The evolution of gymnosperms can be traced back to the Paleozoic era, during which they were found abundantly. At present, there are approximately 700-900 living gymnosperm species. They are basically woody, large-sized and bear evergreen foliage. The leaves are reduced, of which many gymnosperms have needle-shaped leaves. More info on gymnosperm basics and life cycle of gymnosperms are highlighted in the upcoming paragraphs.
Information on Gymnosperms
The name gymnosperm is derived from the Greek word for naked seeds (gymnospermos). Both gymnosperms and angiosperms are grouped under the spermatophyte group of evolved plants. Both produce seeds for the purpose of propagation. But, what differentiates them is the seed types. While gymnosperm seeds are borne without any covering, the seeds of angiosperms are present inside fruits. Some of the oldest known plants and tallest plants belong to gymnosperms.

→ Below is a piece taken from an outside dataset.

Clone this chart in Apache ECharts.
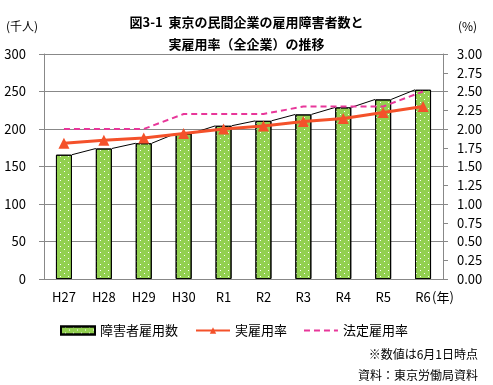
<!DOCTYPE html>
<html>
<head>
<meta charset="utf-8">
<script src="https://cdn.jsdelivr.net/npm/echarts@6/dist/echarts.min.js"></script>
<style>html,body{margin:0;padding:0;background:#fff}#c{width:493px;height:385px}</style>
</head>
<body>
<div id="c"></div>
<script>
const categories = ['H27','H28','H29','H30','R1','R2','R3','R4','R5','R6'];
const employed = [165.7, 174.0, 181.0, 194.0, 204.3, 210.9, 219.4, 228.8, 239.4, 252.3];
const actualRate = [1.81, 1.85, 1.88, 1.94, 2.00, 2.04, 2.10, 2.14, 2.22, 2.30];
const legalRate = [2.0, 2.0, 2.0, 2.2, 2.2, 2.2, 2.3, 2.3, 2.3, 2.5];
const leftTicks = {min: 0, max: 300, interval: 50};
const rightTicks = {min: 0, max: 3, interval: 0.25};

const FONT = 'Noto Sans CJK JP';
const chart = echarts.init(document.getElementById('c'), null, {renderer: 'canvas'});
const halfBar = 8;

chart.setOption({
  animation: false,
  backgroundColor: '#fff',
  textStyle: {fontFamily: FONT},
  grid: {left: 44, right: 50, top: 54, bottom: 106},
  title: {
    text: '図3-1  東京の民間企業の雇用障害者数と\n実雇用率（全企業）の推移',
    left: 'center', top: 6,
    textStyle: {fontFamily: FONT, fontSize: 13, fontWeight: 'bold', color: '#000', lineHeight: 22}
  },
  legend: {
    left: 55, top: 319, itemGap: 17, itemWidth: 34, itemHeight: 8,
    textStyle: {fontFamily: FONT, fontSize: 13, color: '#000'},
    data: [
      {name: '障害者雇用数', icon: 'rect'},
      {name: '実雇用率'},
      {name: '法定雇用率', icon: 'path://M0,0h0.01v0.01h-0.01zM0,8h0.01v0.01h-0.01zM0,3h6v2h-6zM10,3h6v2h-6zM20,3h6v2h-6zM30,3h4v2h-4z',
       itemStyle: {color: '#E8379A'}}
    ]
  },
  graphic: [
    {type: 'text', left: 6, top: 20, style: {text: '(千人)', font: '12px "' + FONT + '"', fill: '#000'}},
    {type: 'text', left: 458, top: 20, style: {text: '(%)', font: '12px "' + FONT + '"', fill: '#000'}},
    {type: 'text', left: 432, top: 291, style: {text: '(年)', font: '13px "' + FONT + '"', fill: '#000'}},
    {type: 'text', right: 15, top: 348, style: {text: '※数値は6月1日時点', font: '12px "' + FONT + '"', fill: '#000'}},
    {type: 'text', right: 15, top: 369, style: {text: '資料：東京労働局資料', font: '12px "' + FONT + '"', fill: '#000'}}
  ],
  xAxis: {
    type: 'category', data: categories,
    axisLine: {lineStyle: {color: '#888'}},
    axisTick: {show: false},
    axisLabel: {fontFamily: FONT, fontSize: 13, color: '#000', margin: 12, interval: 0}
  },
  yAxis: [
    {
      type: 'value', min: leftTicks.min, max: leftTicks.max, interval: leftTicks.interval,
      axisLine: {show: true, lineStyle: {color: '#888'}},
      axisTick: {show: true, length: 5, lineStyle: {color: '#888'}},
      splitLine: {lineStyle: {color: '#888'}},
      axisLabel: {fontFamily: FONT, fontSize: 13, color: '#000', margin: 18}
    },
    {
      type: 'value', min: rightTicks.min, max: rightTicks.max, interval: rightTicks.interval,
      position: 'right',
      axisLine: {show: true, lineStyle: {color: '#888'}},
      axisTick: {show: true, length: 5, lineStyle: {color: '#888'}},
      splitLine: {show: false},
      axisLabel: {fontFamily: FONT, fontSize: 13, color: '#000', margin: 14, formatter: v => v.toFixed(2)}
    }
  ],
  series: [
    {
      name: '障害者雇用数', type: 'bar', data: employed, barWidth: 16, z: 2,
      itemStyle: {
        color: '#92D050', borderColor: '#000', borderWidth: 1,
        decal: {symbol: 'rect', symbolSize: 1, color: '#ffffff', backgroundColor: null,
                dashArrayX: [[1, 7], [0, 4, 1, 3]], dashArrayY: [1, 2]}
      }
    },
    {
      name: 'serieslines', type: 'custom', z: 3, silent: true,
      data: employed.map((v, i) => [i, v]),
      encode: {x: 0, y: 1},
      renderItem: function (params, api) {
        const i = api.value(0);
        if (i >= employed.length - 1) return null;
        const p1 = api.coord([i, employed[i]]);
        const p2 = api.coord([i + 1, employed[i + 1]]);
        return {type: 'line', shape: {x1: p1[0] + halfBar, y1: p1[1], x2: p2[0] - halfBar, y2: p2[1]},
                style: {stroke: '#000', lineWidth: 1}};
      }
    },
    {
      name: '実雇用率', type: 'line', yAxisIndex: 1, data: actualRate, z: 5,
      symbol: 'triangle', symbolSize: 11,
      lineStyle: {color: '#F4512A', width: 3},
      itemStyle: {color: '#F4512A'}
    },
    {
      name: '法定雇用率', type: 'line', yAxisIndex: 1, data: legalRate, z: 4,
      symbol: 'none',
      lineStyle: {color: '#E8379A', width: 2, type: [6, 4]},
      itemStyle: {color: '#E8379A'}
    }
  ]
});
</script>
</body>
</html>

Common examples of gymnosperms that we encounter in our surroundings include the following -
Gymnosperm Life Cycle
The gymnosperms are classified into four separate divisions, viz. the Coniferophyta, Gnetophyta, Cycadophyta and Ginkgophyta. Of these, the Coniferophyta represents the largest group. Similar to other evolved plants, alternation of generations are present in the life cycle of gymnosperms. Two different forms that alternate each other are the spore bearing plant (sporophyte) and gamete bearing structure (gametophyte). The former is the dominant one and lasts for a longer period than the gametophyte phase in the gymnosperm life cycle. For simple understanding, you can study the life cycle of spruce or pine.
Sporophyte: Spore-bearing Phase
The sporophyte phase represents the adult, photosynthetic, diploid gymnosperm plant that produces the male cones (or pollen cones) and the female cones (ovulate cones). The former is usually smaller than the latter one. They develop in the same plant (monoecious) or different plants (dioecious). When present in the same plant, the female cones or strobili are produced in the upper part of branches, while the pollen cones are found in the lower portion. The sporophylls of the male strobili bear microspores, while that of the female cones form megaspores.
Gametophyte: Gamete-producing Phase
The microspores give rise to microgametophytes (haploid male gametophytes) or pollen grains after undergoing meiosis. Similarly, the megaspores borne on the ovulate strobili develop into megagametophytes (haploid female gametophytes). Both these gametophytes are short-lived, and end with production of sperm cells by male gametophyte and egg cells by the female gametophyte. Thus, male cones produce pollen grains and the female cones bear eggs. While they depend on the sporophyte plant for nutrition, the female gametophyte remains attached to it until fertilization takes place and seeds disperse.
The production of sperm cells and egg cells is followed by pollination process. Pollination of gymnosperms takes place by means of winds and natural agents. Over here, the pollen grains containing the sperm cells are carried to the female gametophyte of the ovulate cones by wind or insects. Once pollens are carried to the ovules, closure of the female cone takes place for an extended period (say till the next year). In the mean time, pollen grains germinate to form pollen tubes, which take about a year and make their way to the female gametophyte for fertilization.
The pollen tube delivers sperm cells to fertilize the egg, which in turn results into a sporophyte. Thus, the time period between pollination and fertilization in gymnosperms is quite long, about a year. This newly formed sporophyte is enclosed in a seed in the form of an embryo. When favorable conditions arrive, the scale bearing the seeds separate and the seeds are dispersed by means of wind and rain. They are disseminated to various places, where sporophytes germinate and develop into new photosynthetic, diploid plants. This way, the life cycle of gymnosperms begins with the spore producing mother plant, which alternates with the short gametophyte generation.